* start Supplied material *
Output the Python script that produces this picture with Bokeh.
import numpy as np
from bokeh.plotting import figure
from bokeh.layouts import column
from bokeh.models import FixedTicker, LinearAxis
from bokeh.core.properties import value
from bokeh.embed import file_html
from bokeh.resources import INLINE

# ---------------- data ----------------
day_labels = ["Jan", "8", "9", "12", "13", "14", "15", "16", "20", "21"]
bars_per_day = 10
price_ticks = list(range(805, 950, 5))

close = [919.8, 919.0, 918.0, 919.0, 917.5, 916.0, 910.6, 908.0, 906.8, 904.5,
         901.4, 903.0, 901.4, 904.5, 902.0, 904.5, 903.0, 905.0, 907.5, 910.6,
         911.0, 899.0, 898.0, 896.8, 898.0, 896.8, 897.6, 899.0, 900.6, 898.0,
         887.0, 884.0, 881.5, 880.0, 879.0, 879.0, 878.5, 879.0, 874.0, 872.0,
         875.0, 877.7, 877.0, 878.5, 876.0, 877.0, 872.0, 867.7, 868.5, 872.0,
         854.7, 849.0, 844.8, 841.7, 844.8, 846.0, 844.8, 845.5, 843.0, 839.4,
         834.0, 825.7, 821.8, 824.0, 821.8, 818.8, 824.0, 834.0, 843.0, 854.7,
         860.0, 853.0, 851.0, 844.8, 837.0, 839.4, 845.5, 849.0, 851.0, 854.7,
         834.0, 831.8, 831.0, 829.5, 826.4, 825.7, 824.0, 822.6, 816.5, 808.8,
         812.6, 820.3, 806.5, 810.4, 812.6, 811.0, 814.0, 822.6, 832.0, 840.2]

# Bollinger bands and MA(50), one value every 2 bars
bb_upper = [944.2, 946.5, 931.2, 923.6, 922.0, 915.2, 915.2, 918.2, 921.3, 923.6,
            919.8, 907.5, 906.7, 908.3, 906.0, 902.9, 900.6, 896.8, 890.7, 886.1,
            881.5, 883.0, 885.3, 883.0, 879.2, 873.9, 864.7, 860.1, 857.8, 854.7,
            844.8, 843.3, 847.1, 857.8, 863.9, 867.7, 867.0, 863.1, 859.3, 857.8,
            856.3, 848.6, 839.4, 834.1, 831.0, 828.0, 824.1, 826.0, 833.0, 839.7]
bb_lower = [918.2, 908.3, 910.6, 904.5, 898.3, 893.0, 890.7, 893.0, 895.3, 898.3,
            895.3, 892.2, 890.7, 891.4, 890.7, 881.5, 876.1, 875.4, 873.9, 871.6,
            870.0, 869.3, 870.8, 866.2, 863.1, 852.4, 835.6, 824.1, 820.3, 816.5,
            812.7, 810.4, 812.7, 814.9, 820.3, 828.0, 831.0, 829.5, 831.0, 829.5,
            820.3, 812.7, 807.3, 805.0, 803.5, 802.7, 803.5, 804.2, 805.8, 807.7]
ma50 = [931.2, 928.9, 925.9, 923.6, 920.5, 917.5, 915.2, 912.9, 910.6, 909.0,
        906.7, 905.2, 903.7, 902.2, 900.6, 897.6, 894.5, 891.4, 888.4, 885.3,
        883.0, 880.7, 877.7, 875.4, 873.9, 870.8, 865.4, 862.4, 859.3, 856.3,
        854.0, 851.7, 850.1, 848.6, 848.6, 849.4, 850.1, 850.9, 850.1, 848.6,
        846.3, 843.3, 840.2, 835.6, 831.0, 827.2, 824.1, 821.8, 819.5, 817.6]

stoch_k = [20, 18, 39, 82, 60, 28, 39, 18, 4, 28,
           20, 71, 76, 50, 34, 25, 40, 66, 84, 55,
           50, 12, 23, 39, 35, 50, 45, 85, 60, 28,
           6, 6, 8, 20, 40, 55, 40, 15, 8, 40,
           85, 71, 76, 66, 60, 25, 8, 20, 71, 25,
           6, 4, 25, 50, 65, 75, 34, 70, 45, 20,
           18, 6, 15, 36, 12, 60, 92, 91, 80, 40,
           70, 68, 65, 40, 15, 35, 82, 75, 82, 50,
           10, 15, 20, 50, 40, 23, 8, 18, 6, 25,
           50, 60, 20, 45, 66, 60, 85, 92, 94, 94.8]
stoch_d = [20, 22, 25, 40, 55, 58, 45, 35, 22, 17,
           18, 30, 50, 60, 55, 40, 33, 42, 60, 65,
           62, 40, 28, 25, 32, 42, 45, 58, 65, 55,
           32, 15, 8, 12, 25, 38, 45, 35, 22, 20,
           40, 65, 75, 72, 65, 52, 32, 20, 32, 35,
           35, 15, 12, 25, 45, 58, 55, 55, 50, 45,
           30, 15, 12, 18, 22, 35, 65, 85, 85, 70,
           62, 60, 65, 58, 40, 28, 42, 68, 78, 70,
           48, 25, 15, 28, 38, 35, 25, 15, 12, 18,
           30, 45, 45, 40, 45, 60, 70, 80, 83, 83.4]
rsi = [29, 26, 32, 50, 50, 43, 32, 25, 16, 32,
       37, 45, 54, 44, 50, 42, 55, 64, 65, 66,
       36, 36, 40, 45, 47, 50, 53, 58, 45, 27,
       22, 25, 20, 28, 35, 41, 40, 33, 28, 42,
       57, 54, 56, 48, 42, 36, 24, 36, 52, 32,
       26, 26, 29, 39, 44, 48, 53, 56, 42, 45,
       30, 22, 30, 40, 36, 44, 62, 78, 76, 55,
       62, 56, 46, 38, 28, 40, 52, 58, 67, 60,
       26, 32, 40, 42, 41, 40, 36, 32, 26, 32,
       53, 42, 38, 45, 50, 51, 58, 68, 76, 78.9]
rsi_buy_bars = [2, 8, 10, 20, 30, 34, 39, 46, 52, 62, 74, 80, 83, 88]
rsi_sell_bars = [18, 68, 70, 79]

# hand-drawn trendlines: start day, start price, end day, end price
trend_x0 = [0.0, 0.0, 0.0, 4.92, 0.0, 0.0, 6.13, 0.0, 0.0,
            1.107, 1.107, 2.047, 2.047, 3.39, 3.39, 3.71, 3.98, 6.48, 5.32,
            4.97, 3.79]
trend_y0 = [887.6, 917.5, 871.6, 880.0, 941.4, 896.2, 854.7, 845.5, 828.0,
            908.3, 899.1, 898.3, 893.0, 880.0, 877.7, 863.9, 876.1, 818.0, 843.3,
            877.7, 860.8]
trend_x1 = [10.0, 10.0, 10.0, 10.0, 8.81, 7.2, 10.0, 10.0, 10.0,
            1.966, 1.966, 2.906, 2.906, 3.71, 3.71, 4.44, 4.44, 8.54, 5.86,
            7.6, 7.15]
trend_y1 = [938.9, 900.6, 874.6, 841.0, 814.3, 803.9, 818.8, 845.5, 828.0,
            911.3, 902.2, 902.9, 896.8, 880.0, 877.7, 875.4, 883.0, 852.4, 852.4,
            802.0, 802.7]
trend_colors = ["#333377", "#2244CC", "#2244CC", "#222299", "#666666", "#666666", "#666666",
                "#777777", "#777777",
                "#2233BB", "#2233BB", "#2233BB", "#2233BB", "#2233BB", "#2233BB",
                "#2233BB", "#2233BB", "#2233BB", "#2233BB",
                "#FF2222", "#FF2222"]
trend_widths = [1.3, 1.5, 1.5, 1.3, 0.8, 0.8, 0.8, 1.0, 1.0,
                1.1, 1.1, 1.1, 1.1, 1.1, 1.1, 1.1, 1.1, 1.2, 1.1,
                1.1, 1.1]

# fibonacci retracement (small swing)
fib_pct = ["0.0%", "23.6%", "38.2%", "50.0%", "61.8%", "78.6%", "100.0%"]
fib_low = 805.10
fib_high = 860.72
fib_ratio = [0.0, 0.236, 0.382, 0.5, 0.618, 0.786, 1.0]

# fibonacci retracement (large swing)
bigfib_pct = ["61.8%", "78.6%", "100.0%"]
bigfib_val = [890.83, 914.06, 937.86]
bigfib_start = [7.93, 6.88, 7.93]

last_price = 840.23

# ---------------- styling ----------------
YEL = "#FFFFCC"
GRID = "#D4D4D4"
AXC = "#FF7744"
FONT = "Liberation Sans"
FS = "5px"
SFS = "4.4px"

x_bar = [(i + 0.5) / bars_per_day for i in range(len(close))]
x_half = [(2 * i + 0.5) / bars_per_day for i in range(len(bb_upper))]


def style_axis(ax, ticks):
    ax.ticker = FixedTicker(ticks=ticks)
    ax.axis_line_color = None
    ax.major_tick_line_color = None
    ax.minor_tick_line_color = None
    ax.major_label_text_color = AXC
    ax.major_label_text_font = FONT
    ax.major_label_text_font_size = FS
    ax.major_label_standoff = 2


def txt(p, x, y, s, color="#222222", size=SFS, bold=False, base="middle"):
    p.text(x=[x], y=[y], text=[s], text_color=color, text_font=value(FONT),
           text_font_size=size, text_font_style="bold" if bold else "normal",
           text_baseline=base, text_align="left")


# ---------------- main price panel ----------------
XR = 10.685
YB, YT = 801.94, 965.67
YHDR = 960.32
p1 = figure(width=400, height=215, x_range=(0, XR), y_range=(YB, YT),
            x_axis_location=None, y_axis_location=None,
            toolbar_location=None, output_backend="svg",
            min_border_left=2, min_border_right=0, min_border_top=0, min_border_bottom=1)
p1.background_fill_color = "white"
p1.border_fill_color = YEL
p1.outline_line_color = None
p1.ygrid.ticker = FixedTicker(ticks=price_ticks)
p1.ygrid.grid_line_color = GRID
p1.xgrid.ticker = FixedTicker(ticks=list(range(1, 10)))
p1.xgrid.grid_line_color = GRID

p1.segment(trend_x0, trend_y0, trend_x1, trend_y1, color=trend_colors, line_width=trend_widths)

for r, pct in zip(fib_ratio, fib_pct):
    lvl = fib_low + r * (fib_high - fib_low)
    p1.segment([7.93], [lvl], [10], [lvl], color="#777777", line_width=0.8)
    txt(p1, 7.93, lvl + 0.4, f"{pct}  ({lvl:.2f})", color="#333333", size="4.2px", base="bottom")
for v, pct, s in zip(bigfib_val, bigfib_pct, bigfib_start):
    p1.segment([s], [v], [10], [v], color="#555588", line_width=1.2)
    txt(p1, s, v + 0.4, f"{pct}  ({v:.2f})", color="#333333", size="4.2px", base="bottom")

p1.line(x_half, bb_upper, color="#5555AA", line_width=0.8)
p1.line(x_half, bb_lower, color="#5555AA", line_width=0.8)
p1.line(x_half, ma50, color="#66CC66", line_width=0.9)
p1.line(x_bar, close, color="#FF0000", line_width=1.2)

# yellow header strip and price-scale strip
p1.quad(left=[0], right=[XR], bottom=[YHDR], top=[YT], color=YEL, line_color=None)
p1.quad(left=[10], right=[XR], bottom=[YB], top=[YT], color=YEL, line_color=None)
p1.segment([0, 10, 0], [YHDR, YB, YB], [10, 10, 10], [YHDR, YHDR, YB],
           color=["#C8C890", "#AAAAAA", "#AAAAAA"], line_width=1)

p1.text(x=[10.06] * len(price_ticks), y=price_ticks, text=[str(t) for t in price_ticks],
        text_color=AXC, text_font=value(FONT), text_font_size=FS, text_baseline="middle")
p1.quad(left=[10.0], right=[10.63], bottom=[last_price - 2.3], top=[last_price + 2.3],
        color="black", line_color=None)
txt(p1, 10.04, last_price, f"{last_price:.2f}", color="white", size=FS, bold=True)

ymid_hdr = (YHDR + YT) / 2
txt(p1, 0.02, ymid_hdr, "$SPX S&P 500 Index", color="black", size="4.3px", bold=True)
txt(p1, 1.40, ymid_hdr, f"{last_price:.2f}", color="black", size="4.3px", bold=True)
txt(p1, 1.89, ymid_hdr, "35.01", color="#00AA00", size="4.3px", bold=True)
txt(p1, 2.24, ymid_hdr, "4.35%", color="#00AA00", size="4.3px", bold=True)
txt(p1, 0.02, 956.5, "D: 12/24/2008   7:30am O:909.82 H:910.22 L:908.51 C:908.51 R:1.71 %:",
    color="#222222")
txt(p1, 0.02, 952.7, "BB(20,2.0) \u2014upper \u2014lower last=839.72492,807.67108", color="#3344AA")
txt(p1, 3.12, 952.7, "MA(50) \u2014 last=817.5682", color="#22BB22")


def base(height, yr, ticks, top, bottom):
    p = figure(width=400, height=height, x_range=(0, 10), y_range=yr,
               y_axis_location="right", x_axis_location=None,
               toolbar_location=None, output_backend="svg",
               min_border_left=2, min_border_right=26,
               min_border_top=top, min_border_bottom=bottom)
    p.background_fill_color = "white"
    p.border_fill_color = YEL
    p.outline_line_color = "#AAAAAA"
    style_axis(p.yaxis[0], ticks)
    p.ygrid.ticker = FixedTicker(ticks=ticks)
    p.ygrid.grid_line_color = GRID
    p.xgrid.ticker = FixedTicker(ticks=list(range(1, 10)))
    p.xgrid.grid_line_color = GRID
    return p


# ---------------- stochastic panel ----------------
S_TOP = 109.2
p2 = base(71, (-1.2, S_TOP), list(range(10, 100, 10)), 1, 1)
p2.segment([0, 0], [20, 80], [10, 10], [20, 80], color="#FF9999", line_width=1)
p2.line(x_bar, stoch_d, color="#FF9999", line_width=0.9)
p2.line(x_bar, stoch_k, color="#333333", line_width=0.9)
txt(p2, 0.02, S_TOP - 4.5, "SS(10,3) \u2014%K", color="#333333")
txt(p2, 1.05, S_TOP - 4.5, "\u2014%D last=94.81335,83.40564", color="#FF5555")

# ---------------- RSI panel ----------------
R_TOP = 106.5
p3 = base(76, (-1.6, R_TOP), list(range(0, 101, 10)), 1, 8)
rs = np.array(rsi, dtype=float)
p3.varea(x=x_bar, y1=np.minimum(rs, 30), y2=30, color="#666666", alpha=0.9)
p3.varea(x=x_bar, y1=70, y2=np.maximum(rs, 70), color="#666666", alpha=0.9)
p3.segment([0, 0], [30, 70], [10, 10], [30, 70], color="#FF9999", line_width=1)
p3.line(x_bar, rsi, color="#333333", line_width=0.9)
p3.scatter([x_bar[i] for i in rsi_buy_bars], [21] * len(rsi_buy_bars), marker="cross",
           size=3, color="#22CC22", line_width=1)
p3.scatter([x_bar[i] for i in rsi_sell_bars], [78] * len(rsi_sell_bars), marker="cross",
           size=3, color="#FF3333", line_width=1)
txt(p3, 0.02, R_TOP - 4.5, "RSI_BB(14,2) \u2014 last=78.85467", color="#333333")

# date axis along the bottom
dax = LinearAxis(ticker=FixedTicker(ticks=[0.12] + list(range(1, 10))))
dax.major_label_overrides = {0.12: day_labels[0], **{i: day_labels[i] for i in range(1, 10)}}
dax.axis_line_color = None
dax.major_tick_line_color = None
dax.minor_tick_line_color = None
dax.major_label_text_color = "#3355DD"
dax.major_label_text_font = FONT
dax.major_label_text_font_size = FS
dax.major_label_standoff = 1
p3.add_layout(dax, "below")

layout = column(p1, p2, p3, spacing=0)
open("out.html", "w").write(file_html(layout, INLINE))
* end Supplied material *
**Exercise prompt**
The required output is the exact run of lines from the beginning of the listing above to the line that contains "price_ticks = list(range(805, 950, 5))", inclusive of both.

**Correct answer**
Output the Python script that produces this picture with Bokeh.
import numpy as np
from bokeh.plotting import figure
from bokeh.layouts import column
from bokeh.models import FixedTicker, LinearAxis
from bokeh.core.properties import value
from bokeh.embed import file_html
from bokeh.resources import INLINE

# ---------------- data ----------------
day_labels = ["Jan", "8", "9", "12", "13", "14", "15", "16", "20", "21"]
bars_per_day = 10
price_ticks = list(range(805, 950, 5))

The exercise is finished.